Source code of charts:
——
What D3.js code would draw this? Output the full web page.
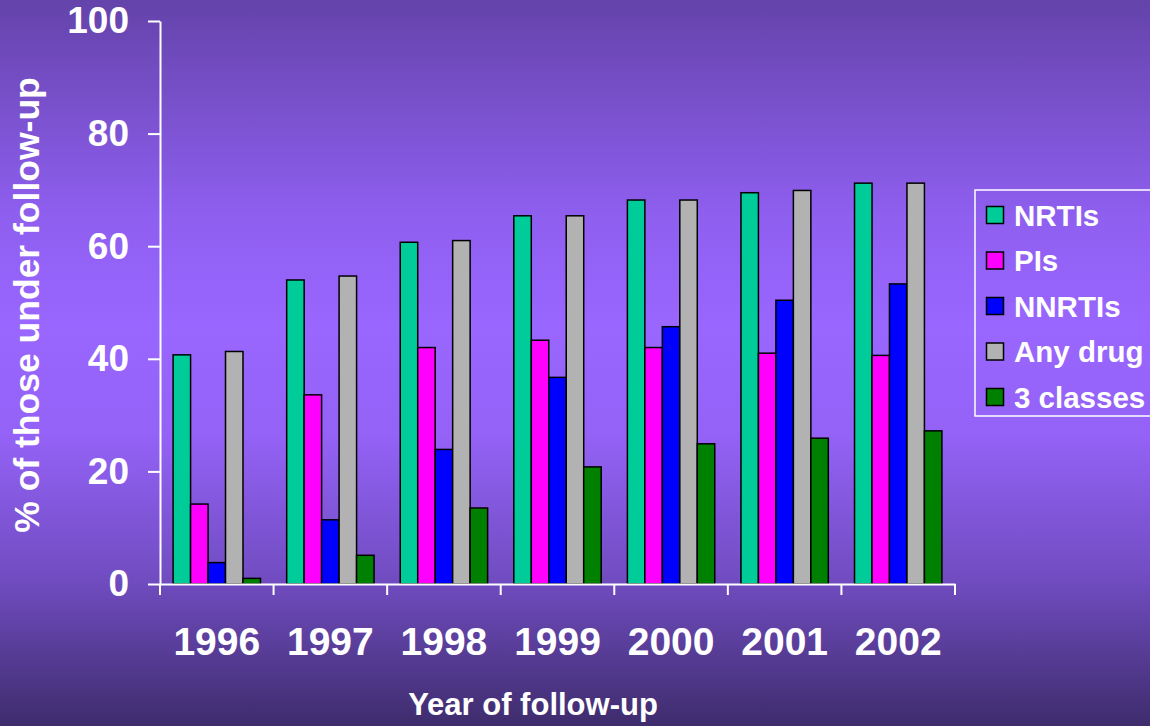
<!DOCTYPE html>
<html>
<head>
<meta charset="utf-8">
<script src="https://cdn.jsdelivr.net/npm/d3@7"></script>
<style>
  html, body { margin: 0; padding: 0; background: #6a48b4; }
  svg { display: block; }
  text { font-family: "Liberation Sans", Arial, sans-serif; font-weight: bold; fill: #fff; }
</style>
</head>
<body>
<svg id="chart" width="1150" height="726"></svg>
<script>
// Resistance by drug class, per year of follow-up (%)
const years = ["1996", "1997", "1998", "1999", "2000", "2001", "2002"];
const seriesNames = ["NRTIs", "PIs", "NNRTIs", "Any drug", "3 classes"];
const seriesColors = ["#00cc99", "#ff00ff", "#0000ff", "#b2b2b2", "#008000"];
const nrtis    = [40.7, 54.0, 60.7, 65.4, 68.2, 69.5, 71.2];
const pis      = [14.2, 33.6, 42.0, 43.3, 42.0, 41.0, 40.6];
const nnrtis   = [3.8, 11.4, 23.9, 36.7, 45.7, 50.4, 53.3];
const anyDrug  = [41.3, 54.7, 61.0, 65.4, 68.2, 69.9, 71.2];
const threeCls = [1.0, 5.1, 13.5, 20.8, 24.9, 25.9, 27.2];
const yTicks = [0, 20, 40, 60, 80, 100];

const seriesValues = [nrtis, pis, nnrtis, anyDrug, threeCls];

const svg = d3.select("#chart");

// background gradient
const defs = svg.append("defs");
const grad = defs.append("linearGradient")
  .attr("id", "bg").attr("x1", 0).attr("y1", 0).attr("x2", 0).attr("y2", 1);
[[0, "#6443aa"], [0.3, "#8f5ff0"], [0.45, "#9966ff"], [0.6, "#9462f6"],
 [0.8, "#704cc0"], [1, "#3e2c6c"]].forEach(([o, c]) =>
  grad.append("stop").attr("offset", o).attr("stop-color", c));
svg.append("rect").attr("width", 1150).attr("height", 726).attr("fill", "url(#bg)");

const x0 = 160, x1 = 955, yTop = 21, yBase = 584;

const x = d3.scaleBand().domain(years).range([x0, x1]).paddingInner(0).paddingOuter(0);
const xs = d3.scaleBand().domain(seriesNames).range([0, x.bandwidth()])
  .paddingInner(0).paddingOuter(0.75);
const y = d3.scaleLinear().domain([0, 100]).range([yBase, yTop]);

// bars
const groups = svg.append("g").selectAll("g")
  .data(years)
  .join("g")
  .attr("transform", d => `translate(${x(d)},0)`);

groups.selectAll("rect")
  .data((yr, i) => seriesNames.map((s, k) => ({ s, k, v: seriesValues[k][i] })))
  .join("rect")
  .attr("x", d => xs(d.s))
  .attr("width", xs.bandwidth())
  .attr("y", d => y(d.v))
  .attr("height", d => yBase - y(d.v))
  .attr("fill", d => seriesColors[d.k])
  .attr("stroke", "#000")
  .attr("stroke-width", 1.5);

// y axis
const yAxis = svg.append("g")
  .attr("transform", `translate(${x0},0)`)
  .call(d3.axisLeft(y).tickValues(yTicks).tickSize(12).tickSizeOuter(0).tickPadding(19));
yAxis.select(".domain").attr("stroke", "#fff").attr("stroke-width", 2);
yAxis.selectAll(".tick line").attr("stroke", "#fff").attr("stroke-width", 2);
yAxis.selectAll(".tick text").attr("font-size", 37).attr("fill", "#fff");

// x axis
const xAxis = svg.append("g")
  .attr("transform", `translate(0,${yBase})`)
  .call(d3.axisBottom(x).tickSize(0).tickSizeOuter(0));
xAxis.select(".domain").attr("stroke", "#fff").attr("stroke-width", 2);
xAxis.selectAll(".tick text")
  .attr("font-size", 39).attr("fill", "#fff")
  .attr("y", 57).attr("dy", "0.35em");

// category boundary ticks
const bounds = years.map(d => x(d)).concat([x1]);
svg.append("g").selectAll("line")
  .data(bounds)
  .join("line")
  .attr("x1", d => d).attr("x2", d => d)
  .attr("y1", yBase).attr("y2", yBase + 11)
  .attr("stroke", "#fff").attr("stroke-width", 2);

// axis titles
svg.append("text")
  .attr("x", 533).attr("y", 715)
  .attr("text-anchor", "middle")
  .attr("font-size", 31)
  .text("Year of follow-up");

svg.append("text")
  .attr("transform", "translate(39,305) rotate(-90)")
  .attr("text-anchor", "middle")
  .attr("font-size", 35.5)
  .text("% of those under follow-up");

// legend
const legend = svg.append("g");
legend.append("rect")
  .attr("x", 975).attr("y", 190).attr("width", 200).attr("height", 226)
  .attr("fill", "none").attr("stroke", "#fff").attr("stroke-width", 1.5);
const rows = legend.selectAll("g.row")
  .data(seriesNames)
  .join("g")
  .attr("class", "row")
  .attr("transform", (d, i) => `translate(0,${215 + i * 45.5})`);
rows.append("rect")
  .attr("x", 986.5).attr("y", -8.5).attr("width", 17).attr("height", 17)
  .attr("fill", (d, i) => seriesColors[i])
  .attr("stroke", "#000").attr("stroke-width", 1.5);
rows.append("text")
  .attr("x", 1014).attr("y", 0).attr("dy", "0.36em")
  .attr("font-size", 29.5)
  .text(d => d);
</script>
</body>
</html>
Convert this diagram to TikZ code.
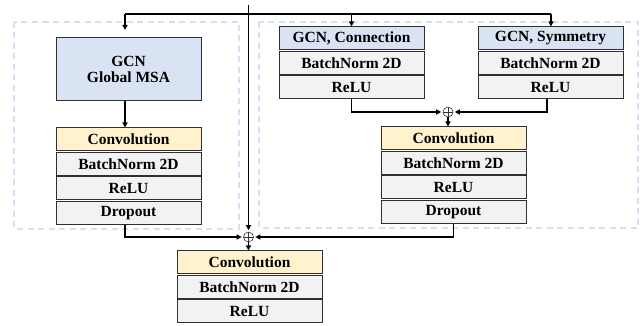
——
WORK TO COMPLETE:
Quote the entries above word for word. Leave the images out.

RESULT BELOW:
What D3.js code would draw this? Output the full web page.
<!DOCTYPE html>
<html>
<head>
<meta charset="utf-8">
<script src="https://cdn.jsdelivr.net/npm/d3@7"></script>
<style>
  html, body { margin: 0; padding: 0; background: #6a48b4; }
  svg { display: block; }
  text { font-family: "Liberation Sans", Arial, sans-serif; font-weight: bold; fill: #fff; }
</style>
</head>
<body>
<svg id="chart" width="1150" height="726"></svg>
<script>
// Resistance by drug class, per year of follow-up (%)
const years = ["1996", "1997", "1998", "1999", "2000", "2001", "2002"];
const seriesNames = ["NRTIs", "PIs", "NNRTIs", "Any drug", "3 classes"];
const seriesColors = ["#00cc99", "#ff00ff", "#0000ff", "#b2b2b2", "#008000"];
const nrtis    = [40.7, 54.0, 60.7, 65.4, 68.2, 69.5, 71.2];
const pis      = [14.2, 33.6, 42.0, 43.3, 42.0, 41.0, 40.6];
const nnrtis   = [3.8, 11.4, 23.9, 36.7, 45.7, 50.4, 53.3];
const anyDrug  = [41.3, 54.7, 61.0, 65.4, 68.2, 69.9, 71.2];
const threeCls = [1.0, 5.1, 13.5, 20.8, 24.9, 25.9, 27.2];
const yTicks = [0, 20, 40, 60, 80, 100];

const seriesValues = [nrtis, pis, nnrtis, anyDrug, threeCls];

const svg = d3.select("#chart");

// background gradient
const defs = svg.append("defs");
const grad = defs.append("linearGradient")
  .attr("id", "bg").attr("x1", 0).attr("y1", 0).attr("x2", 0).attr("y2", 1);
[[0, "#6443aa"], [0.3, "#8f5ff0"], [0.45, "#9966ff"], [0.6, "#9462f6"],
 [0.8, "#704cc0"], [1, "#3e2c6c"]].forEach(([o, c]) =>
  grad.append("stop").attr("offset", o).attr("stop-color", c));
svg.append("rect").attr("width", 1150).attr("height", 726).attr("fill", "url(#bg)");

const x0 = 160, x1 = 955, yTop = 21, yBase = 584;

const x = d3.scaleBand().domain(years).range([x0, x1]).paddingInner(0).paddingOuter(0);
const xs = d3.scaleBand().domain(seriesNames).range([0, x.bandwidth()])
  .paddingInner(0).paddingOuter(0.75);
const y = d3.scaleLinear().domain([0, 100]).range([yBase, yTop]);

// bars
const groups = svg.append("g").selectAll("g")
  .data(years)
  .join("g")
  .attr("transform", d => `translate(${x(d)},0)`);

groups.selectAll("rect")
  .data((yr, i) => seriesNames.map((s, k) => ({ s, k, v: seriesValues[k][i] })))
  .join("rect")
  .attr("x", d => xs(d.s))
  .attr("width", xs.bandwidth())
  .attr("y", d => y(d.v))
  .attr("height", d => yBase - y(d.v))
  .attr("fill", d => seriesColors[d.k])
  .attr("stroke", "#000")
  .attr("stroke-width", 1.5);

// y axis
const yAxis = svg.append("g")
  .attr("transform", `translate(${x0},0)`)
  .call(d3.axisLeft(y).tickValues(yTicks).tickSize(12).tickSizeOuter(0).tickPadding(19));
yAxis.select(".domain").attr("stroke", "#fff").attr("stroke-width", 2);
yAxis.selectAll(".tick line").attr("stroke", "#fff").attr("stroke-width", 2);
yAxis.selectAll(".tick text").attr("font-size", 37).attr("fill", "#fff");

// x axis
const xAxis = svg.append("g")
  .attr("transform", `translate(0,${yBase})`)
  .call(d3.axisBottom(x).tickSize(0).tickSizeOuter(0));
xAxis.select(".domain").attr("stroke", "#fff").attr("stroke-width", 2);
xAxis.selectAll(".tick text")
  .attr("font-size", 39).attr("fill", "#fff")
  .attr("y", 57).attr("dy", "0.35em");

// category boundary ticks
const bounds = years.map(d => x(d)).concat([x1]);
svg.append("g").selectAll("line")
  .data(bounds)
  .join("line")
  .attr("x1", d => d).attr("x2", d => d)
  .attr("y1", yBase).attr("y2", yBase + 11)
  .attr("stroke", "#fff").attr("stroke-width", 2);

// axis titles
svg.append("text")
  .attr("x", 533).attr("y", 715)
  .attr("text-anchor", "middle")
  .attr("font-size", 31)
  .text("Year of follow-up");

svg.append("text")
  .attr("transform", "translate(39,305) rotate(-90)")
  .attr("text-anchor", "middle")
  .attr("font-size", 35.5)
  .text("% of those under follow-up");

// legend
const legend = svg.append("g");
legend.append("rect")
  .attr("x", 975).attr("y", 190).attr("width", 200).attr("height", 226)
  .attr("fill", "none").attr("stroke", "#fff").attr("stroke-width", 1.5);
const rows = legend.selectAll("g.row")
  .data(seriesNames)
  .join("g")
  .attr("class", "row")
  .attr("transform", (d, i) => `translate(0,${215 + i * 45.5})`);
rows.append("rect")
  .attr("x", 986.5).attr("y", -8.5).attr("width", 17).attr("height", 17)
  .attr("fill", (d, i) => seriesColors[i])
  .attr("stroke", "#000").attr("stroke-width", 1.5);
rows.append("text")
  .attr("x", 1014).attr("y", 0).attr("dy", "0.36em")
  .attr("font-size", 29.5)
  .text(d => d);
</script>
</body>
</html>
Convert this diagram to TikZ code.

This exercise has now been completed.